Long Day’s Journey into Night

After a long airport flight, I’m back in Northridge. It’s great to be in a real city again. It is far too green out there on the East Coast. I don’t know how they live with all those tall green things every. Cities were meant to be vast stretches of concrete, and it always feels good to see that as I flew back into Los Angeles.

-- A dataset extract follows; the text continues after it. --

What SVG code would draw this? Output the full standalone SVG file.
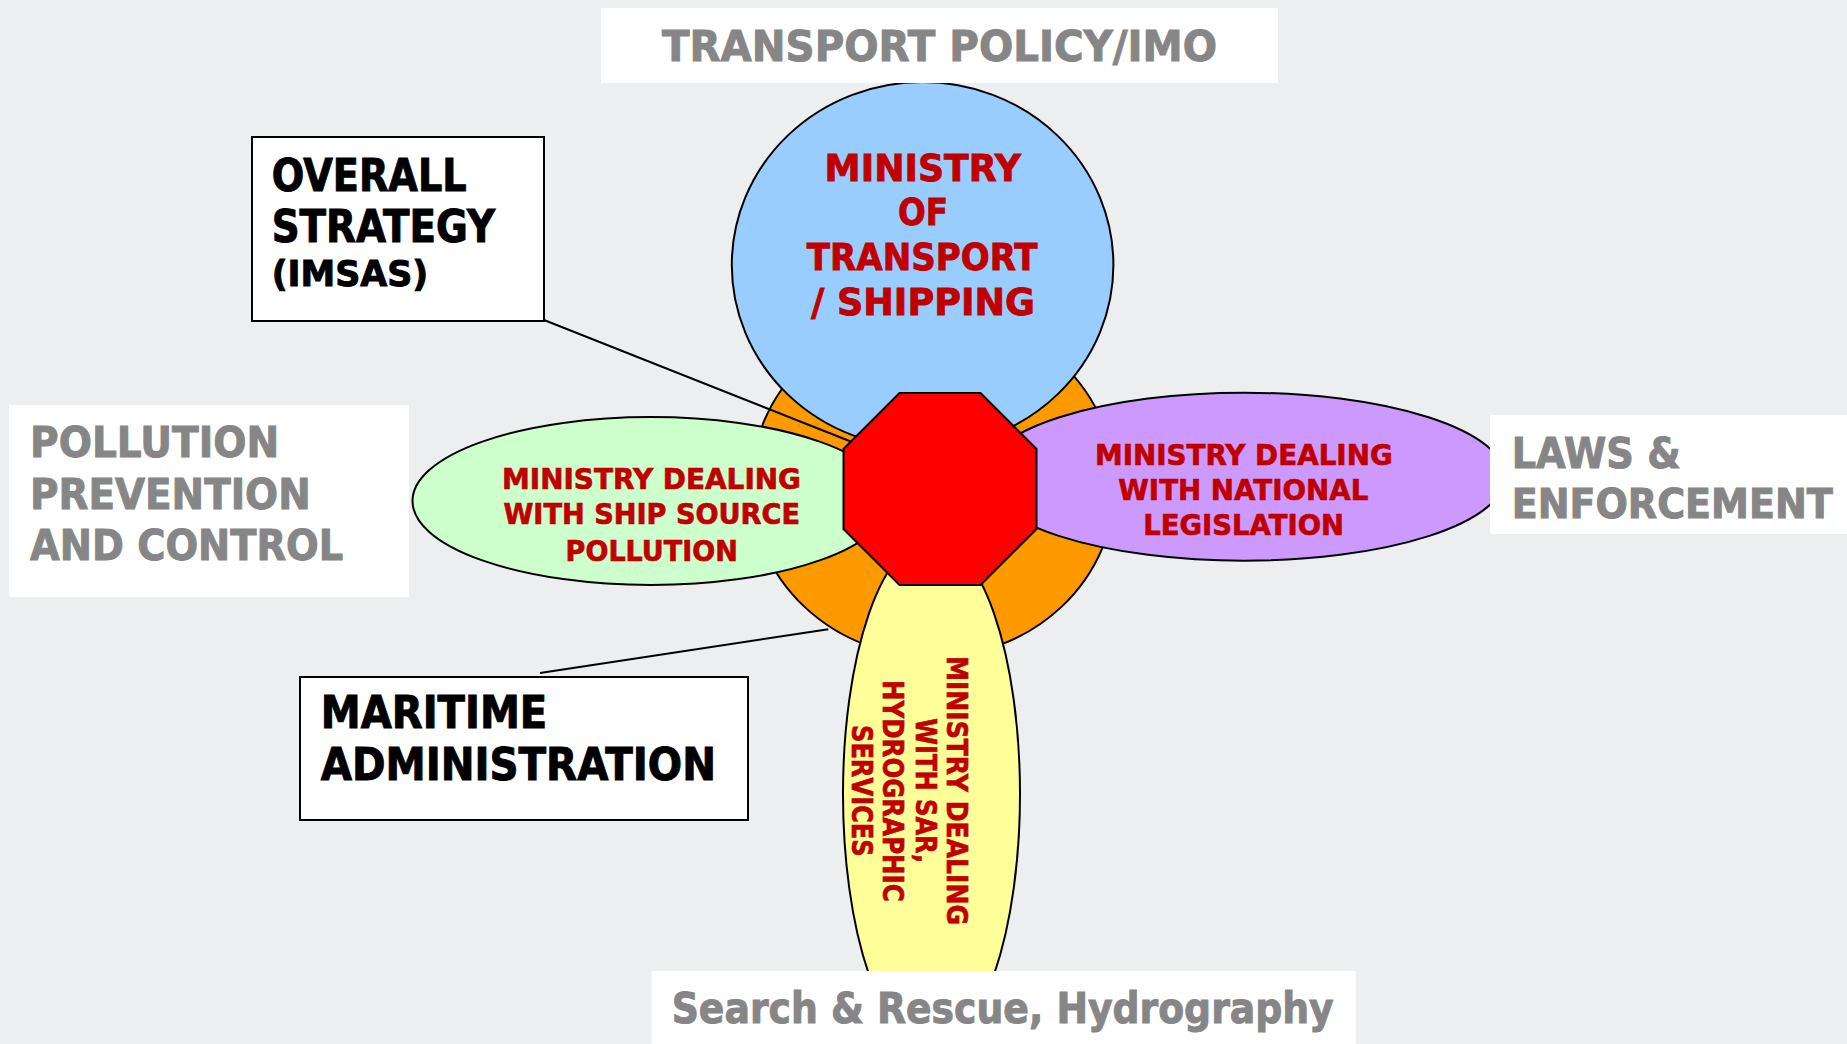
<svg xmlns="http://www.w3.org/2000/svg" width="1847" height="1044" viewBox="0 0 1847 1044">
<style>
text{font-family:"DejaVu Sans","Liberation Sans",sans-serif;font-weight:bold;}
.shape{stroke:#000;stroke-width:2;}
.box{fill:#fff;stroke:#000;stroke-width:2;}
.plain{fill:#fff;stroke:none;}
.gray{fill:#868686;stroke:#868686;stroke-width:1;font-size:43px;}
.black{fill:#000;stroke:#000;stroke-width:1;font-size:44px;}
.red{fill:#C00000;stroke:#C00000;stroke-width:0.7;font-size:29px;}
.redbig{fill:#C00000;stroke:#C00000;stroke-width:0.9;font-size:38px;}
.conn{stroke:#000;stroke-width:2;fill:none;}
</style>
<rect x="0" y="0" width="1847" height="1044" fill="#EDEEF0"/>

<g id="hub-ring">
<ellipse class="shape" cx="933" cy="485" rx="182" ry="172" fill="#FF9900"/>
</g>

<g id="ministry-transport">
<ellipse class="shape" cx="922.6" cy="265" rx="190.8" ry="183" fill="#99CCFF"/>
<text class="redbig" x="824.6" y="181" textLength="196.4" lengthAdjust="spacingAndGlyphs">MINISTRY</text>
<text class="redbig" x="898" y="225" textLength="50" lengthAdjust="spacingAndGlyphs">OF</text>
<text class="redbig" x="806.8" y="270" textLength="230.8" lengthAdjust="spacingAndGlyphs">TRANSPORT</text>
<text class="redbig" x="811" y="315" textLength="224" lengthAdjust="spacingAndGlyphs">/ SHIPPING</text>
</g>

<g id="ministry-pollution">
<ellipse class="shape" cx="651" cy="501" rx="238.5" ry="84" fill="#CCFFCC"/>
<text class="red" x="502" y="489.3" textLength="299" lengthAdjust="spacingAndGlyphs">MINISTRY DEALING</text>
<text class="red" x="503.4" y="524.3" textLength="296.6" lengthAdjust="spacingAndGlyphs">WITH SHIP SOURCE</text>
<text class="red" x="565.6" y="560.7" textLength="172.3" lengthAdjust="spacingAndGlyphs">POLLUTION</text>
</g>

<g id="ministry-legislation">
<ellipse class="shape" cx="1244" cy="476.7" rx="261" ry="84" fill="#CC99FF"/>
<text class="red" x="1095" y="465" textLength="297.7" lengthAdjust="spacingAndGlyphs">MINISTRY DEALING</text>
<text class="red" x="1118.3" y="500" textLength="250" lengthAdjust="spacingAndGlyphs">WITH NATIONAL</text>
<text class="red" x="1143.3" y="535" textLength="200.7" lengthAdjust="spacingAndGlyphs">LEGISLATION</text>
</g>

<g id="ministry-sar">
<ellipse class="shape" cx="931.5" cy="794" rx="88.5" ry="255" fill="#FFFF99"/>
<text class="red" transform="translate(947.3,656) rotate(90)" x="0" y="0" textLength="269" lengthAdjust="spacingAndGlyphs">MINISTRY DEALING</text>
<text class="red" transform="translate(915.5,718.3) rotate(90)" x="0" y="0" textLength="145" lengthAdjust="spacingAndGlyphs">WITH SAR,</text>
<text class="red" transform="translate(883.4,680) rotate(90)" x="0" y="0" textLength="221.7" lengthAdjust="spacingAndGlyphs">HYDROGRAPHIC</text>
<text class="red" transform="translate(851.7,725) rotate(90)" x="0" y="0" textLength="131.7" lengthAdjust="spacingAndGlyphs">SERVICES</text>
</g>

<g id="connectors">
<line class="conn" x1="544" y1="320" x2="852" y2="442"/>
<line class="conn" x1="540" y1="673" x2="828.3" y2="629.3"/>
</g>

<g id="hub">
<polygon class="shape" fill="#FF0000" points="899.5,393 980.5,393 1036.5,449 1036.5,529 980.5,585 899.5,585 843.5,529 843.5,449"/>
</g>

<g id="transport-policy">
<rect class="plain" x="601" y="8" width="677" height="75"/>
<text class="gray" x="662" y="61" font-size="42" textLength="555" lengthAdjust="spacingAndGlyphs">TRANSPORT POLICY/IMO</text>
</g>

<g id="overall-strategy">
<rect class="box" x="252" y="137" width="292" height="184"/>
<text class="black" x="271.7" y="190.7" textLength="195" lengthAdjust="spacingAndGlyphs">OVERALL</text>
<text class="black" x="271.7" y="241.7" textLength="223.3" lengthAdjust="spacingAndGlyphs">STRATEGY</text>
<text class="black" x="271.7" y="285.7" style="font-size:36px" textLength="156.6" lengthAdjust="spacingAndGlyphs">(IMSAS)</text>
</g>

<g id="pollution-prevention">
<rect class="plain" x="9" y="405" width="400" height="192"/>
<text class="gray" x="30" y="457.3" textLength="249.3" lengthAdjust="spacingAndGlyphs">POLLUTION</text>
<text class="gray" x="30" y="509" textLength="280.7" lengthAdjust="spacingAndGlyphs">PREVENTION</text>
<text class="gray" x="30" y="560" textLength="313.3" lengthAdjust="spacingAndGlyphs">AND CONTROL</text>
</g>

<g id="laws-enforcement">
<rect class="plain" x="1490" y="415" width="357" height="119"/>
<text class="gray" x="1511.7" y="468.3" textLength="169" lengthAdjust="spacingAndGlyphs">LAWS &amp;</text>
<text class="gray" x="1511.7" y="518.3" style="font-size:40px" textLength="321" lengthAdjust="spacingAndGlyphs">ENFORCEMENT</text>
</g>

<g id="maritime-administration">
<rect class="box" x="300" y="677" width="448" height="143"/>
<text class="black" x="320.7" y="728.3" textLength="226.6" lengthAdjust="spacingAndGlyphs">MARITIME</text>
<text class="black" x="320.7" y="780" textLength="395.3" lengthAdjust="spacingAndGlyphs">ADMINISTRATION</text>
</g>

<g id="search-rescue">
<rect class="plain" x="651.7" y="971" width="704" height="73"/>
<text class="gray" x="671.7" y="1023.3" textLength="662" lengthAdjust="spacingAndGlyphs">Search &amp; Rescue, Hydrography</text>
</g>
</svg>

Takeoff for the return flight was eventful. We were on a 777, and left the gate early. However, we had a significant ground hold while a thunderstorm passed over us. I was listening to cockpit communications, and was really impressed by the professionalism and hard work of the IAD ground tower. They were routing planes hither and yon, parking them, giving them taxi directions to their parking areas, moving them to 19R, doing a full ground stop, then rerouting everything to 30 because of wind shear alerts. It was also interesting listening to how they referred to the planes: United Blue and White, American Old Paint Job (which referred to one AA jet that was pained in the old livery–neat!). That is also one impressive taxiway system at IAD. It was also weird being on the plane as an intense thunderstorm passes directly over over. Once we made it into the air, the flight was good (the 777 is a real nice aircraft).

It is amazing the amount of work they are doing at Dulles. They have a large number of major projects going on, including expansion of Concourse B, changes and expansion of the main historic structure, a new tower, and a new Airport Train System. They seem to have a full master plan for the airport, including a series of mid-field concourses (and rebuilding C concourse and perhaps D into permanent structures) and a south terminal. This is good to see; it is something LAX has been trying to do for years.

However, the main terminal at Dulles still seems dated, even after the extensive renovations. I remember the old Dulles, with the clickity-clackity signs, mobile lounges to the planes, and the occasional lounge to mid-field. You can still see the vestiges in the terminal design. But now the upper end seems mostly security. LAX is no better: most satellite terminals are dated structures, and you can still see vestiges of the tunnel system that used to be used for returning passengers (as well as the direct connections between Terminals 4-5-6-7).

We drove to Dulles via US 29 and I-495. I was impressed by how fast US 29 was… they have upgraded it to expressway for most of the distance between Columbia MD and I-495.

My meetings went good. It sounds like some of the suggestions I made will have significant impact, and that’s always a good thing.